Lightweight silicon aluminum alloy pistons (9.6 ounces each) with two compression rings and two oil rings (one of which was located below the wrist pin) swung from I-beam type, drop-forged connecting rods–83⁄16 inches long from center to center, with babbit bearings.
The camshaft in the Terraplane Six was gear driven and made from a hardened nickel-chrome-molybendum alloy. It too rode in three babbited bearings, two inches in diameter at the front, more than three inches at the center and 11/2 inches at the rear. Interestingly, roller tappets were used in these engines as well–a feature found only in Hudson-built engines at the time.

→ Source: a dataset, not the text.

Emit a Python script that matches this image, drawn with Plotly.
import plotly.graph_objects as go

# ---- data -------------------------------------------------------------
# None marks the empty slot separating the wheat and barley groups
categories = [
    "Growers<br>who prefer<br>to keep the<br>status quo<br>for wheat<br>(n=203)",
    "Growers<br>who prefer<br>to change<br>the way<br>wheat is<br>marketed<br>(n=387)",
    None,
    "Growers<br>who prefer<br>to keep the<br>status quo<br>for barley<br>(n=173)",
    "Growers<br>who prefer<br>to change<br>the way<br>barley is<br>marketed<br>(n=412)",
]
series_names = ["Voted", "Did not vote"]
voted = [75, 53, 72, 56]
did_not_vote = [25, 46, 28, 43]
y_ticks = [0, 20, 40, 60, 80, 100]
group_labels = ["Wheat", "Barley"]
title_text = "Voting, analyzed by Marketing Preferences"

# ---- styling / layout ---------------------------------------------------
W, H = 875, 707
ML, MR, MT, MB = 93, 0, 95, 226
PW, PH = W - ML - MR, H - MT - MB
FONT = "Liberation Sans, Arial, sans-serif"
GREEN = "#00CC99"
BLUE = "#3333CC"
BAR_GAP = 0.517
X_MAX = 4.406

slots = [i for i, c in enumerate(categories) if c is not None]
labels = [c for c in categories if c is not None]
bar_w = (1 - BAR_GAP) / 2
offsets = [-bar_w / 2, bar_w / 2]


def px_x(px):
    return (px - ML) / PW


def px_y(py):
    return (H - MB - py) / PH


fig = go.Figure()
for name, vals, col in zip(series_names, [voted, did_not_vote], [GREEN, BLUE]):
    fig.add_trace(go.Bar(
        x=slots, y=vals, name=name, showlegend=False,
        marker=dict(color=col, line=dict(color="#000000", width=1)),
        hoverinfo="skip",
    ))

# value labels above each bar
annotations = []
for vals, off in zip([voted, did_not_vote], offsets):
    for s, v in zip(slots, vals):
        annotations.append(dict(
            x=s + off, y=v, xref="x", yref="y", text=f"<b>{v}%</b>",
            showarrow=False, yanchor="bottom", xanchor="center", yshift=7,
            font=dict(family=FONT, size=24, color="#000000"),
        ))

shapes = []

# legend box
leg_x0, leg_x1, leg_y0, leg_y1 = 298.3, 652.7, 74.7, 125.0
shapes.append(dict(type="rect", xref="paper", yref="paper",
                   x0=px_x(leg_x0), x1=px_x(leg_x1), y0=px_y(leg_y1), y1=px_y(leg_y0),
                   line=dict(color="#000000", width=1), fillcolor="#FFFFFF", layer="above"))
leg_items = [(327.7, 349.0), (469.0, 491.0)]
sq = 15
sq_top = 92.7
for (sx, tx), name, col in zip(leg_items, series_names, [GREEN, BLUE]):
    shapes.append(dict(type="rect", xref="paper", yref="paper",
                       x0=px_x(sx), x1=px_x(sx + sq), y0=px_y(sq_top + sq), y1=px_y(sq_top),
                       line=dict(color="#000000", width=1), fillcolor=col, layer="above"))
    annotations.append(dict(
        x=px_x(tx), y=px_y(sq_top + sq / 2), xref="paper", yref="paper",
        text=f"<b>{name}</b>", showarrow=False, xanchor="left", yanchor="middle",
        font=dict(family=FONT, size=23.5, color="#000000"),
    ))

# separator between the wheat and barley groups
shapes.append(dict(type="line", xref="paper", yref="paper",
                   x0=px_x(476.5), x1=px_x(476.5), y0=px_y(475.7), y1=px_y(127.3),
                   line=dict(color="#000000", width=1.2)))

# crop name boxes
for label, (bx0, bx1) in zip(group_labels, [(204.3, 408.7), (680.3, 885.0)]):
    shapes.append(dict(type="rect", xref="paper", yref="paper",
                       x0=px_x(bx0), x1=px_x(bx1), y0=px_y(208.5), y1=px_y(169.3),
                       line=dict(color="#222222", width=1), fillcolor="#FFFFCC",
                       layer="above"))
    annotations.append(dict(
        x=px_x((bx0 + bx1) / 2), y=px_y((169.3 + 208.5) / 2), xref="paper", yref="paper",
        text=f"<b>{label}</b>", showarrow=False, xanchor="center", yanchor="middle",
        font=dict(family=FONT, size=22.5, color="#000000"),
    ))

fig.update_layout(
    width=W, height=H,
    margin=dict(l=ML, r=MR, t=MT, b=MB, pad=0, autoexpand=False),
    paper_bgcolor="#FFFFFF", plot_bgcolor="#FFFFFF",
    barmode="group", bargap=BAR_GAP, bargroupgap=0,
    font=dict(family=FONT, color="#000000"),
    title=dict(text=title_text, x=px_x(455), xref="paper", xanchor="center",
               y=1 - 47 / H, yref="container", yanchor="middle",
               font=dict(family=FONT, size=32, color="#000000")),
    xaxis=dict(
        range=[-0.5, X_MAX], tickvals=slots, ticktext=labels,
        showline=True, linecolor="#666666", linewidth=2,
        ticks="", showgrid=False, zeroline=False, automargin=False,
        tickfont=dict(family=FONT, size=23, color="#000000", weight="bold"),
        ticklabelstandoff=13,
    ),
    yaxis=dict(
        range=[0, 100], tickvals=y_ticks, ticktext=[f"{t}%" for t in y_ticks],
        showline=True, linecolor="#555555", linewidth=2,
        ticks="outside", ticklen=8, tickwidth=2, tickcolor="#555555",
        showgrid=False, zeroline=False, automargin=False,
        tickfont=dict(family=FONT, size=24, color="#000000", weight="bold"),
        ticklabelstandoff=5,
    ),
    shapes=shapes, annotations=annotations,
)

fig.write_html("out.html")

Depending on the engine rating, Terraplanes used either a single downdraft or double downdraft carburetor fed by a 40-gph pump driven off the camshaft, and a 16.5-gallon tank was standard issue.
When it came time to stop, operators could rely on Hudson’s “Duo-Automatic Hydraulic Brakes,” which mated a primary hydraulic braking system with an auxiliary mechanical system. In the event of a brake failure, the secondary system would stop the vehicle. An optional hill-hold unit was available as well, to aid the driver during uphill takeoffs.

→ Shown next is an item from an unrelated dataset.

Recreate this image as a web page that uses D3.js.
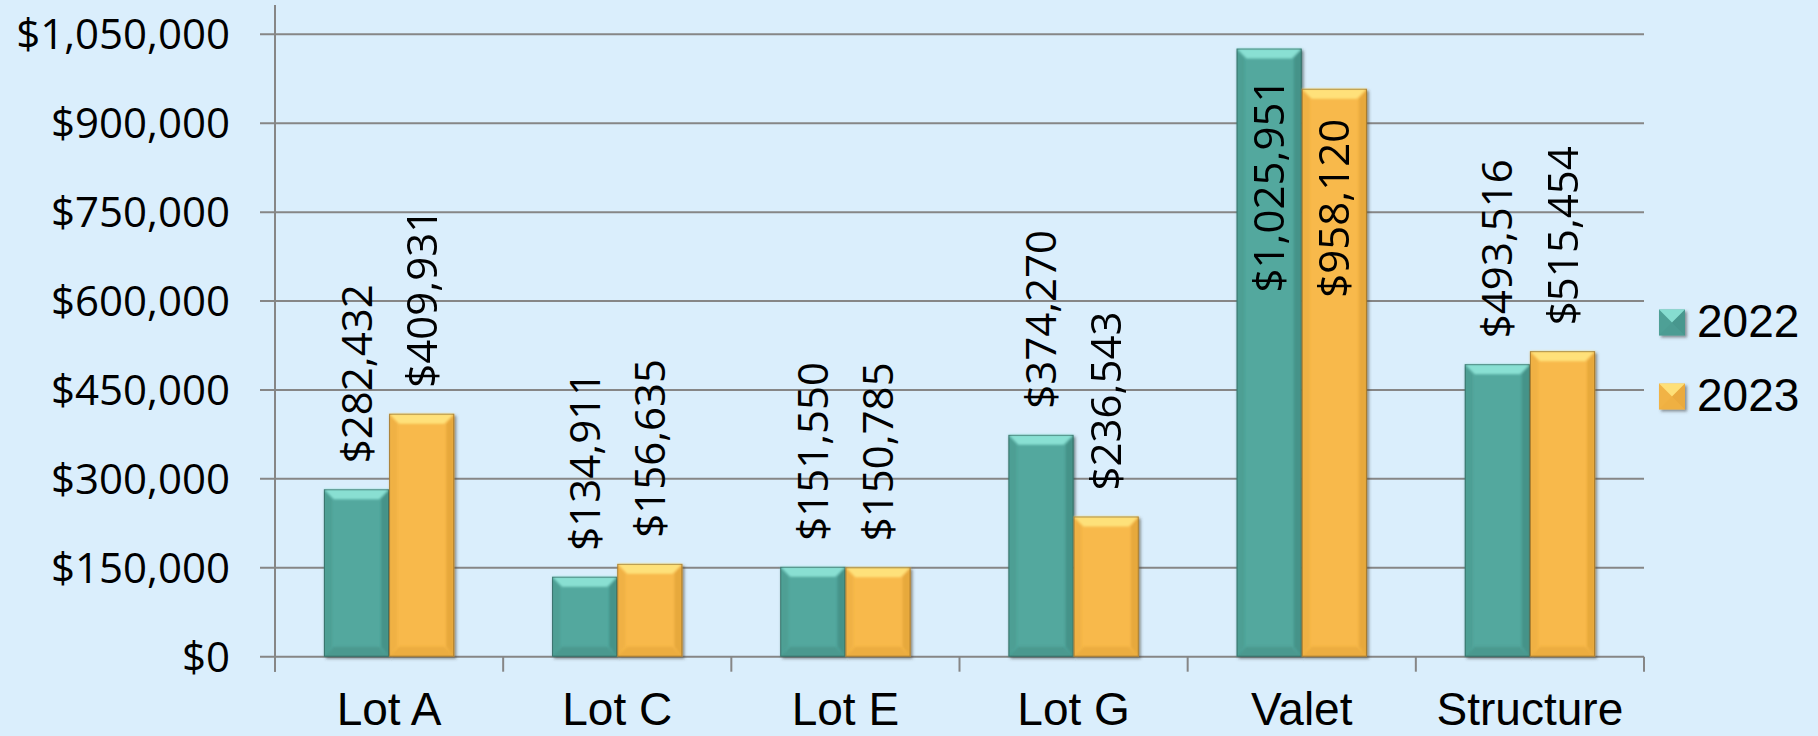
<!DOCTYPE html>
<html lang="en">
<head>
    <meta charset="UTF-8">
    <title>Parking revenue 2022 vs 2023</title>
    <script src="https://d3js.org/d3.v7.min.js"></script>
    <style>
        body {
            margin: 0;
            background-color: #daeefc;
        }
        svg {
            display: block;
        }
        .grid line, .axis-line {
            stroke: #868686;
            stroke-width: 2px;
        }
        .y-label, .data-label {
            font-family: "Open Sans", sans-serif;
            font-size: 42px;
            fill: #000;
        }
        .x-label, .legend-label {
            font-family: "Liberation Sans", Arial, sans-serif;
            font-size: 46px;
            fill: #000;
        }
    </style>
</head>
<body>
<svg id="chart" width="1818" height="736"></svg>

<script>
    // Chart data
    const categories = ["Lot A", "Lot C", "Lot E", "Lot G", "Valet", "Structure"];
    const seriesNames = ["2022", "2023"];
    const values2022 = [282432, 134911, 151550, 374270, 1025951, 493516];
    const values2023 = [409931, 156635, 150785, 236543, 958120, 515454];
    const yTicks = [0, 150000, 300000, 450000, 600000, 750000, 900000, 1050000];

    const seriesColors = {
        "2022": { base: "#53a89e", light: "#8fe6d8", dark: "#3b8279" },
        "2023": { base: "#f8b94b", light: "#ffe680", dark: "#d99a2e" }
    };

    const plotLeft = 275, plotRight = 1644;
    const plotTop = 5, yZero = 656.7, yMaxPx = 34.3;
    const tickLen = 15;

    const svg = d3.select("#chart");
    const defs = svg.append("defs");

    // soft drop shadow for bars
    const shadow = defs.append("filter")
        .attr("id", "barShadow")
        .attr("x", "-10%").attr("y", "-10%")
        .attr("width", "130%").attr("height", "130%");
    shadow.append("feDropShadow")
        .attr("dx", 2).attr("dy", 2)
        .attr("stdDeviation", 1.5)
        .attr("flood-color", "#404040")
        .attr("flood-opacity", 0.55);

    const soften = defs.append("filter").attr("id", "soften");
    soften.append("feGaussianBlur").attr("stdDeviation", 0.8);

    // Scales
    const x0 = d3.scaleBand()
        .domain(categories)
        .range([plotLeft, plotRight])
        .padding(0);

    const x1 = d3.scaleBand()
        .domain(seriesNames)
        .range([0, x0.bandwidth()])
        .paddingInner(0)
        .paddingOuter(0.75);

    const y = d3.scaleLinear()
        .domain([0, 1050000])
        .range([yZero, yMaxPx]);

    const fmt = d3.format("$,");

    // Gridlines (extend left past the axis as tick marks)
    const grid = svg.append("g").attr("class", "grid");
    grid.selectAll("line")
        .data(yTicks)
        .enter().append("line")
        .attr("x1", plotLeft - tickLen)
        .attr("x2", plotRight)
        .attr("y1", d => y(d))
        .attr("y2", d => y(d));

    // Y axis line
    svg.append("line")
        .attr("class", "axis-line")
        .attr("x1", plotLeft).attr("x2", plotLeft)
        .attr("y1", plotTop).attr("y2", yZero + tickLen);

    // Category tick marks below the x axis
    const boundaries = categories.map(c => x0(c)).concat([plotRight]);
    svg.append("g").selectAll("line")
        .data(boundaries)
        .enter().append("line")
        .attr("class", "axis-line")
        .attr("x1", d => d).attr("x2", d => d)
        .attr("y1", yZero).attr("y2", yZero + tickLen);

    // Y tick labels
    svg.append("g").selectAll("text")
        .data(yTicks)
        .enter().append("text")
        .attr("class", "y-label")
        .attr("x", 230)
        .attr("y", d => y(d))
        .attr("dy", "0.36em")
        .attr("text-anchor", "end")
        .text(d => fmt(d));

    // X category labels
    svg.append("g").selectAll("text")
        .data(categories)
        .enter().append("text")
        .attr("class", "x-label")
        .attr("x", d => x0(d) + x0.bandwidth() / 2)
        .attr("y", 725)
        .attr("text-anchor", "middle")
        .text(d => d);

    // Build bar records
    const bars = [];
    categories.forEach((cat, i) => {
        bars.push({ cat, series: "2022", value: values2022[i] });
        bars.push({ cat, series: "2023", value: values2023[i] });
    });

    /**
     * Draw one bevelled bar (Excel "soft bevel" look).
     */
    function drawBevelBar(g, bx, by, bw, bh, colors) {
        const d = Math.min(10, bh / 2, bw / 2);
        const poly = pts => "M" + pts.map(p => p.join(",")).join("L") + "Z";

        g.append("rect")
            .attr("x", bx).attr("y", by)
            .attr("width", bw).attr("height", bh)
            .attr("fill", colors.base)
            .attr("filter", "url(#barShadow)");

        const bevel = g.append("g").attr("filter", "url(#soften)");
        // top facet
        bevel.append("path")
            .attr("d", poly([[bx, by], [bx + bw, by], [bx + bw - d, by + d], [bx + d, by + d]]))
            .attr("fill", colors.light)
            .attr("opacity", 0.9);
        // left facet
        bevel.append("path")
            .attr("d", poly([[bx, by], [bx + d * 0.8, by + d], [bx + d * 0.8, by + bh - d], [bx, by + bh]]))
            .attr("fill", colors.dark)
            .attr("opacity", 0.25);
        // right facet
        bevel.append("path")
            .attr("d", poly([[bx + bw, by], [bx + bw - d * 0.8, by + d], [bx + bw - d * 0.8, by + bh - d], [bx + bw, by + bh]]))
            .attr("fill", colors.dark)
            .attr("opacity", 0.55);
        // bottom facet
        bevel.append("path")
            .attr("d", poly([[bx, by + bh], [bx + bw, by + bh], [bx + bw - d, by + bh - d], [bx + d, by + bh - d]]))
            .attr("fill", colors.dark)
            .attr("opacity", 0.4);

        g.append("rect")
            .attr("x", bx + 0.5).attr("y", by + 0.5)
            .attr("width", bw - 1).attr("height", bh - 1)
            .attr("fill", "none")
            .attr("stroke", "rgba(0,0,0,0.3)")
            .attr("stroke-width", 1);
    }

    const barLayer = svg.append("g");
    bars.forEach(b => {
        const bx = x0(b.cat) + x1(b.series);
        const by = y(b.value);
        drawBevelBar(barLayer.append("g"), bx, by, x1.bandwidth(), yZero - by, seriesColors[b.series]);
    });

    // Data labels, rotated; moved inside the bar when they would not fit above it
    const outsideGap = 26, insideGap = 30;
    const labelLayer = svg.append("g");
    bars.forEach(b => {
        const cx = x0(b.cat) + x1(b.series) + x1.bandwidth() / 2;
        const top = y(b.value);
        const t = labelLayer.append("text")
            .attr("class", "data-label")
            .attr("dy", "0.36em")
            .text(fmt(b.value));
        const len = t.node().getComputedTextLength();
        if (top - outsideGap - len < 0) {
            t.attr("text-anchor", "end")
                .attr("transform", `translate(${cx},${top + insideGap}) rotate(-90)`);
        } else {
            t.attr("text-anchor", "start")
                .attr("transform", `translate(${cx},${top - outsideGap}) rotate(-90)`);
        }
    });

    // Legend with pyramid-style markers
    const legendRows = [322.5, 396.5];
    const legend = svg.append("g");
    seriesNames.forEach((name, i) => {
        const cy = legendRows[i];
        const s = 26, lx = 1659, ly = cy - s / 2;
        const c = seriesColors[name];
        const g = legend.append("g");
        const mx = lx + s / 2, my = cy;
        const tri = (pts, fill, op) => g.append("path")
            .attr("d", "M" + pts.map(p => p.join(",")).join("L") + "Z")
            .attr("fill", fill).attr("opacity", op);
        g.append("rect").attr("x", lx).attr("y", ly).attr("width", s).attr("height", s)
            .attr("fill", c.base).attr("filter", "url(#barShadow)");
        tri([[lx, ly], [lx + s, ly], [mx, my]], c.light, 0.85);
        tri([[lx, ly], [mx, my], [lx, ly + s]], c.dark, 0.2);
        tri([[lx + s, ly], [mx, my], [lx + s, ly + s]], c.dark, 0.45);
        tri([[lx, ly + s], [lx + s, ly + s], [mx, my]], c.dark, 0.3);

        legend.append("text")
            .attr("class", "legend-label")
            .attr("x", 1697)
            .attr("y", cy + 14.5)
            .text(name);
    });
</script>
</body>
</html>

Hudson’s “Selective Automatic Shift” with “Electric Hand,” which permitted clutch-free driving, was also available on Terraplane commercial rigs. The setup (also used by Cord and developed by Bendix) used an electric/vacuum mechanism mounted on the transmission to actuate the clutch via throttle pressure. In the event of a malfunction (known to happen) a conventional shift lever could be easily installed.
Finally, these trucks were offered in two wheelbases: the standard 117-inch version and the “Big Boy” at 124 inches. The longer rig was intended to provide greater load-carrying stability.

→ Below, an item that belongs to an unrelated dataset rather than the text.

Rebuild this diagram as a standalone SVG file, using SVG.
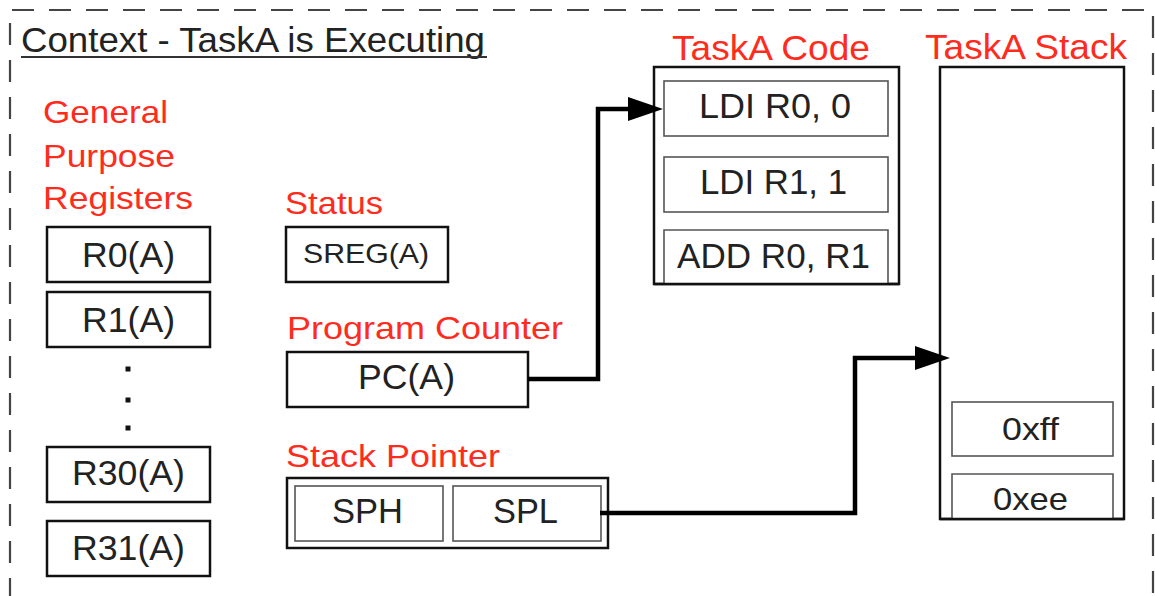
<svg xmlns="http://www.w3.org/2000/svg" width="1155" height="596" viewBox="0 0 1155 596">
<defs>
<marker id="arr" markerUnits="userSpaceOnUse" markerWidth="36" markerHeight="24" refX="5" refY="12" orient="auto">
<path d="M0,0 L35,12 L0,24 Z" fill="#000"/>
</marker>
<style>
text{font-family:"Liberation Sans",Arial,sans-serif}
.red{fill:#ff2b1c;font-size:32px}
.big{fill:#ff2b1c;font-size:35px}
.t{fill:#222;font-size:35px}
.s{fill:#222;font-size:32px}
.box{fill:#fff;stroke:#111;stroke-width:2.5}
.inner{fill:#fff;stroke:#555;stroke-width:1.6}
.conn{fill:none;stroke:#000;stroke-width:4.5;stroke-linejoin:miter}
</style>
</defs>
<rect width="1155" height="596" fill="#fff"/>
<path d="M10,600 V10 H1153 V600" fill="none" stroke="#444" stroke-width="2.2" stroke-dasharray="22 15"/>
<g id="title">
<text x="21" y="52" class="t" textLength="464" lengthAdjust="spacingAndGlyphs">Context - TaskA is Executing</text>
<line x1="21" y1="57" x2="487" y2="57" stroke="#333" stroke-width="2"/>
</g>
<g id="gpr-label">
<text x="43" y="123" class="red" textLength="125" lengthAdjust="spacingAndGlyphs">General</text>
<text x="43" y="167" class="red" textLength="132" lengthAdjust="spacingAndGlyphs">Purpose</text>
<text x="43" y="209" class="red" textLength="150" lengthAdjust="spacingAndGlyphs">Registers</text>
</g>
<g id="r0">
<rect class="box" x="47" y="227" width="163" height="55"/>
<text x="82" y="267" class="t" textLength="93" lengthAdjust="spacingAndGlyphs">R0(A)</text>
</g>
<g id="r1">
<rect class="box" x="47" y="292" width="163" height="55"/>
<text x="82" y="332" class="t" textLength="93" lengthAdjust="spacingAndGlyphs">R1(A)</text>
</g>
<g id="dots" fill="#111">
<rect x="125.5" y="366.5" width="5" height="5"/>
<rect x="125.5" y="397.5" width="5" height="5"/>
<rect x="125.5" y="425.5" width="5" height="5"/>
</g>
<g id="r30">
<rect class="box" x="47" y="447" width="163" height="55"/>
<text x="72" y="485" class="t" textLength="113" lengthAdjust="spacingAndGlyphs">R30(A)</text>
</g>
<g id="r31">
<rect class="box" x="47" y="521" width="163" height="55"/>
<text x="72" y="560" class="t" textLength="113" lengthAdjust="spacingAndGlyphs">R31(A)</text>
</g>
<g id="status">
<text x="285" y="214" class="red" textLength="98" lengthAdjust="spacingAndGlyphs">Status</text>
<rect class="box" x="286" y="227" width="162" height="55"/>
<text x="303" y="263" class="t" style="font-size:28px" textLength="126" lengthAdjust="spacingAndGlyphs">SREG(A)</text>
</g>
<g id="pc">
<text x="287" y="339" class="red" textLength="276" lengthAdjust="spacingAndGlyphs">Program Counter</text>
<rect class="box" x="287" y="352" width="241" height="55"/>
<text x="358" y="389" class="t" textLength="97" lengthAdjust="spacingAndGlyphs">PC(A)</text>
</g>
<g id="sp">
<text x="286" y="467" class="red" textLength="214" lengthAdjust="spacingAndGlyphs">Stack Pointer</text>
<rect class="box" x="287" y="478" width="321" height="70"/>
<rect class="inner" x="295" y="486" width="148" height="55"/>
<rect class="inner" x="453" y="486" width="148" height="55"/>
<text x="332" y="523" class="t" textLength="71" lengthAdjust="spacingAndGlyphs">SPH</text>
<text x="493" y="523" class="t" textLength="65" lengthAdjust="spacingAndGlyphs">SPL</text>
</g>
<g id="code">
<text x="672" y="60" class="big" textLength="198" lengthAdjust="spacingAndGlyphs">TaskA Code</text>
<rect class="box" x="654" y="67" width="245" height="217"/>
<rect class="inner" x="664" y="81" width="224" height="55"/>
<text x="699" y="118" class="t" textLength="152" lengthAdjust="spacingAndGlyphs">LDI R0, 0</text>
<rect class="inner" x="664" y="157" width="224" height="55"/>
<text x="700" y="194" class="t" textLength="147" lengthAdjust="spacingAndGlyphs">LDI R1, 1</text>
<path class="inner" d="M664,284 V230 H888 V284"/>
<text x="677" y="268" class="t" textLength="193" lengthAdjust="spacingAndGlyphs">ADD R0, R1</text>
<line x1="654" y1="284" x2="899" y2="284" stroke="#111" stroke-width="2.5"/>
</g>
<g id="stack">
<text x="925" y="59" class="big" textLength="202" lengthAdjust="spacingAndGlyphs">TaskA Stack</text>
<rect class="box" x="940" y="67" width="184" height="452"/>
<rect class="inner" x="952" y="402" width="161" height="54"/>
<text x="1002" y="440" class="s" textLength="57" lengthAdjust="spacingAndGlyphs">0xff</text>
<path class="inner" d="M952,519 V474 H1113 V519"/>
<text x="993" y="510" class="s" textLength="75" lengthAdjust="spacingAndGlyphs">0xee</text>
<line x1="940" y1="519" x2="1124" y2="519" stroke="#111" stroke-width="2.5"/>
</g>
<g id="connectors">
<path class="conn" d="M528,379 H598 V109 H633" marker-end="url(#arr)"/>
<path class="conn" d="M600,513 H855 V358 H920" marker-end="url(#arr)"/>
</g>
</svg>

Though Hudson isn’t usually remembered for its commercial vehicles, the company had a history in the hauler business prior to WWII. In the Roaring Twenties, for instance, Hudson-Essex dealers offered open wood bodies built by a couple of different vendors perched atop Essex chassis.
In 1929, Hudson offered its own Dover-branded line of light-duty commercial vehicles, sold as either bare cab and chassis or outfitted with bodies that included a panel delivery, a screenside express, an open express, a canopy express and a sedan delivery.
In 1930, the company changed the name of its commercial vehicles to Essex (Dovers had been using Essex fenders, headlamps, running boards, hood, cowl, as well as front-opening doors anyway). Then the name was changed to Terraplane, for the 1933 model year.
In 1934, Hudson sold 1,901 commercial Terraplanes–a pretty good haul for a light-truck maker in those days. But the Terraplane brand would be short-lived and it was phased out altogether after 1938. Its last hurrah came as the second half of a hyphenated nameplate on Hudson-Terraplane cars.
This month’s feature truck is owned by serial Hudson collector Dave Lanning of Englewood, Florida. Dave has owned the Terraplane for more than 20 years and bought it from a fellow Hudson club member in much the same condition as it’s pictured here. He drives the truck regularly and isn’t afraid to use it as it was intended, despite its rarity. “It’s a decent driver, and everything on it works,” he said. “I take it to the dump and to Lowe’s whenever I need to haul something.”
The Terraplane has asked for little in return for its service, Dave said–just new tires, a set of brake wheel cylinder rebuild kits and other minor repairs. For the most part, it’s just provided years of trouble-free hauling. “It really runs nice,” he said. “I’ve had to do very little to it. It’s just a great old truck.”